Ah, that's not on our radar at all, there'll be much to improve there.

jmorse added a comment.Nov 8 2023, 7:46 AM

It looks like the major parts of the compile-time regression was down to the Metadata-handling changes in D153990, specifically handling DIArgList differently to other MDNodes causes a big IR-switch statement to not be optimised away, and that has a knock-on effect on inlining decisions all around Metadata.cpp. This is unfortunate, but it's also subject to change, as we're planning on re-profiling and then reimplementing how metadata-tracking works at a later date, once we're confident there are no more invasive changes. I've had some close chats with @StephenTozer and he's got some ideas on what we could change in the future to avoid an eventual regression.

Thus, in the meantime, I'm going to reland with the small key segments #ifdef'd away with the EXPERIMENTAL_DEBUGINFO_ITERATORS flag.
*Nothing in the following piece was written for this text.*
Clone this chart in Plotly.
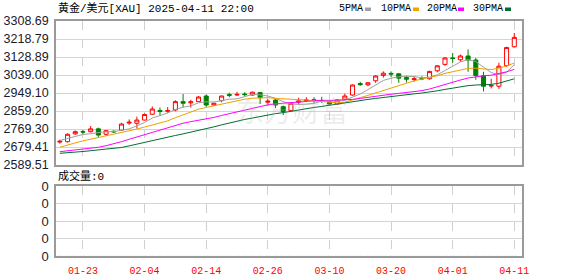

This is enabled on this buildbot: so it's not like we're landing dead code that will rot immediately.

The net result: DIArgList's are going to continue to be distinct without the compile-time flag on, which is alright because there can only ever be one reference to them, baked into a MetadataAsValue object that can be directly looked up out of LLVMContext (which is how things currently work). With the compile-time flag on, they'll be unique'd, and will require replaceable references to them to be maintained, because DebugValueUser's (aka DPValues) can refer to them.

(Compile-of-clang-time regression fixed by switching to forward declarations).